▶ **PROMPT**
Output the material beneath this task exactly, images excluded.

SUPPLIED INFORMATION start

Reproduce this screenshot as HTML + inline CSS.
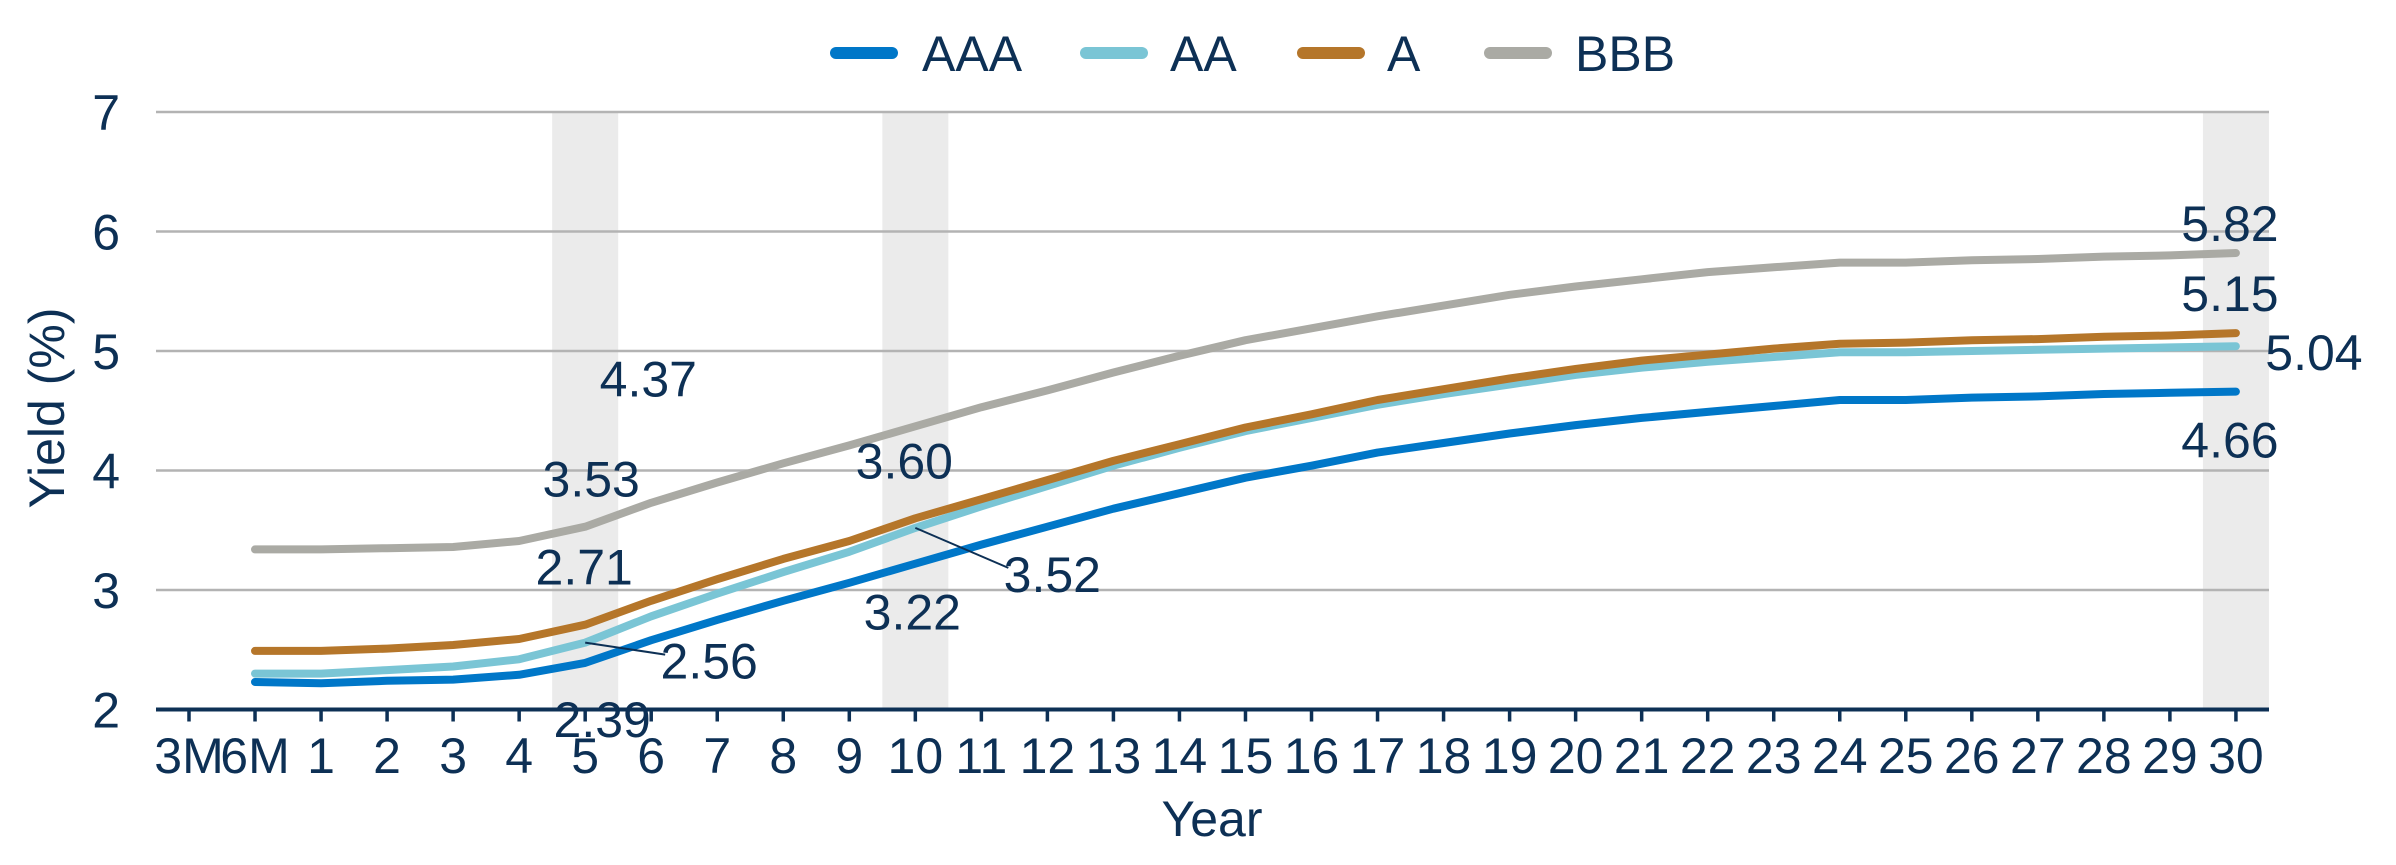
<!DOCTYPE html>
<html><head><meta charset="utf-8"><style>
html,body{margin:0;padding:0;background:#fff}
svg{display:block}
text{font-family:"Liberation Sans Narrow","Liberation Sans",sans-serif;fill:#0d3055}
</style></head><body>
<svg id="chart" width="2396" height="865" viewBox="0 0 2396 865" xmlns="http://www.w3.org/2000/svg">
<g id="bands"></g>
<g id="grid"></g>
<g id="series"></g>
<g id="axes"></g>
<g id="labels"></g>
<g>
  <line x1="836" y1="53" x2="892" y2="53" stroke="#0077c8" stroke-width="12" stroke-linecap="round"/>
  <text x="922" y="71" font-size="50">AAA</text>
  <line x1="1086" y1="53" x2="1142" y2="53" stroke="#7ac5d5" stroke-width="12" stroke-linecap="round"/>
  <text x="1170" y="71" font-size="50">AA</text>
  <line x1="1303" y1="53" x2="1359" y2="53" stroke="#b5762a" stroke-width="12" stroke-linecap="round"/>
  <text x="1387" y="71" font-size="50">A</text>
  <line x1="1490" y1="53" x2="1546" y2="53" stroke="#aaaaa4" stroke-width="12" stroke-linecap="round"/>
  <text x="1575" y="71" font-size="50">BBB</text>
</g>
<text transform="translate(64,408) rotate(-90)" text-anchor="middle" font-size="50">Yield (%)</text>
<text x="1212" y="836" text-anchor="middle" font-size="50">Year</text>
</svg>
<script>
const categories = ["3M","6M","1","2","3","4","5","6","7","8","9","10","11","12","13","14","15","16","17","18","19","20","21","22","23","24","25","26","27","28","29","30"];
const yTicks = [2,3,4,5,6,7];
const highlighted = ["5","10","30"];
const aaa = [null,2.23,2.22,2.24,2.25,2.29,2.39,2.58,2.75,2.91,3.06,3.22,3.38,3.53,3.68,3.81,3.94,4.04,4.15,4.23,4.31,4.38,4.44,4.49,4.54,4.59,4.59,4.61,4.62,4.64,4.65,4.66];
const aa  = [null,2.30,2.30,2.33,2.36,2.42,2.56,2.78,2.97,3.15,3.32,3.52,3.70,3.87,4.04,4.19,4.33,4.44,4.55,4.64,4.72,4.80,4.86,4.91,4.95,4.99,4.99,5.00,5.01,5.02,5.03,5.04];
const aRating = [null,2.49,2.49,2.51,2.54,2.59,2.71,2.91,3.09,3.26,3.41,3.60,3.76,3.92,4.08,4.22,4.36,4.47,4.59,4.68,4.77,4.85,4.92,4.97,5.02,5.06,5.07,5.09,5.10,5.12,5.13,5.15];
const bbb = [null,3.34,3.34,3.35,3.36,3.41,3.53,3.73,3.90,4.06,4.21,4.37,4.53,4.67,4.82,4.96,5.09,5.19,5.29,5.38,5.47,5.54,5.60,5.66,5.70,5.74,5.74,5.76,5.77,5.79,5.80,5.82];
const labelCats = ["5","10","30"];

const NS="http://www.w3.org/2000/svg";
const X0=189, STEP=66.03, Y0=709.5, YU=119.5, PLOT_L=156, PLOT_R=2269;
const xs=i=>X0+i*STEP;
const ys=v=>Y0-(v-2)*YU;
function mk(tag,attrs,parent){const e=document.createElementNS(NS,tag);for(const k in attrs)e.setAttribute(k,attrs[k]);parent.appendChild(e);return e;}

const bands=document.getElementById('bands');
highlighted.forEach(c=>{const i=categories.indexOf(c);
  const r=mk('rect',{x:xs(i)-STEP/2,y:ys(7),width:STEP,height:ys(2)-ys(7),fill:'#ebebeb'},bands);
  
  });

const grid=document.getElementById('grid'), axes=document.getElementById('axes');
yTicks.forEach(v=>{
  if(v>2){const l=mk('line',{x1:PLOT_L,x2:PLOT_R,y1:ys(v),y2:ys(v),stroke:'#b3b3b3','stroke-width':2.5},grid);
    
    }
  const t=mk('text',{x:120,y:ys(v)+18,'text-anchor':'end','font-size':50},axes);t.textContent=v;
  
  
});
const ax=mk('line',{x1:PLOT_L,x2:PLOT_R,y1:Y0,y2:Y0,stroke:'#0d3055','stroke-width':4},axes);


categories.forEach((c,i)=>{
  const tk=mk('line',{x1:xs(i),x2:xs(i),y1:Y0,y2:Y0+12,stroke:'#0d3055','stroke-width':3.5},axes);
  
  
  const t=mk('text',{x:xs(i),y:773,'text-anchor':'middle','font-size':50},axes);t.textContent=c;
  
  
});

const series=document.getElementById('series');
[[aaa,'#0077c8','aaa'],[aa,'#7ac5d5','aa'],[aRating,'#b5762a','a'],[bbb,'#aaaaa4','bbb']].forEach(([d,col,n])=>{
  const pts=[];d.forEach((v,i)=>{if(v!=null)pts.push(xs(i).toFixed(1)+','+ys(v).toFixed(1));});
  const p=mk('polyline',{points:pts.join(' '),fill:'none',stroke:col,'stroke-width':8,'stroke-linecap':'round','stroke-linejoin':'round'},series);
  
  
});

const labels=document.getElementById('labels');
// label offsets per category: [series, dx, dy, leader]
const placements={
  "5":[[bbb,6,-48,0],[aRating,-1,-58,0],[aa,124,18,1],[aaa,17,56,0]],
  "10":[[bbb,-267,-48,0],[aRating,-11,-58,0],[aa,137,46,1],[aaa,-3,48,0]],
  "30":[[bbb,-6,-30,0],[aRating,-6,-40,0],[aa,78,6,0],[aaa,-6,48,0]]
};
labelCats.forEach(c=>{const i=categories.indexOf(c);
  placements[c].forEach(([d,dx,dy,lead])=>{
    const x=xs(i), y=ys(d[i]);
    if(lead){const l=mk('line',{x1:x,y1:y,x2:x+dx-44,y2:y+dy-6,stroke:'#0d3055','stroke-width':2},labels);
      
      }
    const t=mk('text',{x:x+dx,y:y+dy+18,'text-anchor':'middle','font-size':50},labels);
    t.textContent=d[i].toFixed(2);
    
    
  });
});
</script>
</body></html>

SUPPLIED INFORMATION end

▶ **EXERCISE RESULT**
Reproduce this screenshot as HTML + inline CSS.
<!DOCTYPE html>
<html><head><meta charset="utf-8"><style>
html,body{margin:0;padding:0;background:#fff}
svg{display:block}
text{font-family:"Liberation Sans Narrow","Liberation Sans",sans-serif;fill:#0d3055}
</style></head><body>
<svg id="chart" width="2396" height="865" viewBox="0 0 2396 865" xmlns="http://www.w3.org/2000/svg">
<g id="bands"></g>
<g id="grid"></g>
<g id="series"></g>
<g id="axes"></g>
<g id="labels"></g>
<g>
  <line x1="836" y1="53" x2="892" y2="53" stroke="#0077c8" stroke-width="12" stroke-linecap="round"/>
  <text x="922" y="71" font-size="50">AAA</text>
  <line x1="1086" y1="53" x2="1142" y2="53" stroke="#7ac5d5" stroke-width="12" stroke-linecap="round"/>
  <text x="1170" y="71" font-size="50">AA</text>
  <line x1="1303" y1="53" x2="1359" y2="53" stroke="#b5762a" stroke-width="12" stroke-linecap="round"/>
  <text x="1387" y="71" font-size="50">A</text>
  <line x1="1490" y1="53" x2="1546" y2="53" stroke="#aaaaa4" stroke-width="12" stroke-linecap="round"/>
  <text x="1575" y="71" font-size="50">BBB</text>
</g>
<text transform="translate(64,408) rotate(-90)" text-anchor="middle" font-size="50">Yield (%)</text>
<text x="1212" y="836" text-anchor="middle" font-size="50">Year</text>
</svg>
<script>
const categories = ["3M","6M","1","2","3","4","5","6","7","8","9","10","11","12","13","14","15","16","17","18","19","20","21","22","23","24","25","26","27","28","29","30"];
const yTicks = [2,3,4,5,6,7];
const highlighted = ["5","10","30"];
const aaa = [null,2.23,2.22,2.24,2.25,2.29,2.39,2.58,2.75,2.91,3.06,3.22,3.38,3.53,3.68,3.81,3.94,4.04,4.15,4.23,4.31,4.38,4.44,4.49,4.54,4.59,4.59,4.61,4.62,4.64,4.65,4.66];
const aa  = [null,2.30,2.30,2.33,2.36,2.42,2.56,2.78,2.97,3.15,3.32,3.52,3.70,3.87,4.04,4.19,4.33,4.44,4.55,4.64,4.72,4.80,4.86,4.91,4.95,4.99,4.99,5.00,5.01,5.02,5.03,5.04];
const aRating = [null,2.49,2.49,2.51,2.54,2.59,2.71,2.91,3.09,3.26,3.41,3.60,3.76,3.92,4.08,4.22,4.36,4.47,4.59,4.68,4.77,4.85,4.92,4.97,5.02,5.06,5.07,5.09,5.10,5.12,5.13,5.15];
const bbb = [null,3.34,3.34,3.35,3.36,3.41,3.53,3.73,3.90,4.06,4.21,4.37,4.53,4.67,4.82,4.96,5.09,5.19,5.29,5.38,5.47,5.54,5.60,5.66,5.70,5.74,5.74,5.76,5.77,5.79,5.80,5.82];
const labelCats = ["5","10","30"];

const NS="http://www.w3.org/2000/svg";
const X0=189, STEP=66.03, Y0=709.5, YU=119.5, PLOT_L=156, PLOT_R=2269;
const xs=i=>X0+i*STEP;
const ys=v=>Y0-(v-2)*YU;
function mk(tag,attrs,parent){const e=document.createElementNS(NS,tag);for(const k in attrs)e.setAttribute(k,attrs[k]);parent.appendChild(e);return e;}

const bands=document.getElementById('bands');
highlighted.forEach(c=>{const i=categories.indexOf(c);
  const r=mk('rect',{x:xs(i)-STEP/2,y:ys(7),width:STEP,height:ys(2)-ys(7),fill:'#ebebeb'},bands);
  
  });

const grid=document.getElementById('grid'), axes=document.getElementById('axes');
yTicks.forEach(v=>{
  if(v>2){const l=mk('line',{x1:PLOT_L,x2:PLOT_R,y1:ys(v),y2:ys(v),stroke:'#b3b3b3','stroke-width':2.5},grid);
    
    }
  const t=mk('text',{x:120,y:ys(v)+18,'text-anchor':'end','font-size':50},axes);t.textContent=v;
  
  
});
const ax=mk('line',{x1:PLOT_L,x2:PLOT_R,y1:Y0,y2:Y0,stroke:'#0d3055','stroke-width':4},axes);


categories.forEach((c,i)=>{
  const tk=mk('line',{x1:xs(i),x2:xs(i),y1:Y0,y2:Y0+12,stroke:'#0d3055','stroke-width':3.5},axes);
  
  
  const t=mk('text',{x:xs(i),y:773,'text-anchor':'middle','font-size':50},axes);t.textContent=c;
  
  
});

const series=document.getElementById('series');
[[aaa,'#0077c8','aaa'],[aa,'#7ac5d5','aa'],[aRating,'#b5762a','a'],[bbb,'#aaaaa4','bbb']].forEach(([d,col,n])=>{
  const pts=[];d.forEach((v,i)=>{if(v!=null)pts.push(xs(i).toFixed(1)+','+ys(v).toFixed(1));});
  const p=mk('polyline',{points:pts.join(' '),fill:'none',stroke:col,'stroke-width':8,'stroke-linecap':'round','stroke-linejoin':'round'},series);
  
  
});

const labels=document.getElementById('labels');
// label offsets per category: [series, dx, dy, leader]
const placements={
  "5":[[bbb,6,-48,0],[aRating,-1,-58,0],[aa,124,18,1],[aaa,17,56,0]],
  "10":[[bbb,-267,-48,0],[aRating,-11,-58,0],[aa,137,46,1],[aaa,-3,48,0]],
  "30":[[bbb,-6,-30,0],[aRating,-6,-40,0],[aa,78,6,0],[aaa,-6,48,0]]
};
labelCats.forEach(c=>{const i=categories.indexOf(c);
  placements[c].forEach(([d,dx,dy,lead])=>{
    const x=xs(i), y=ys(d[i]);
    if(lead){const l=mk('line',{x1:x,y1:y,x2:x+dx-44,y2:y+dy-6,stroke:'#0d3055','stroke-width':2},labels);
      
      }
    const t=mk('text',{x:x+dx,y:y+dy+18,'text-anchor':'middle','font-size':50},labels);
    t.textContent=d[i].toFixed(2);
    
    
  });
});
</script>
</body></html>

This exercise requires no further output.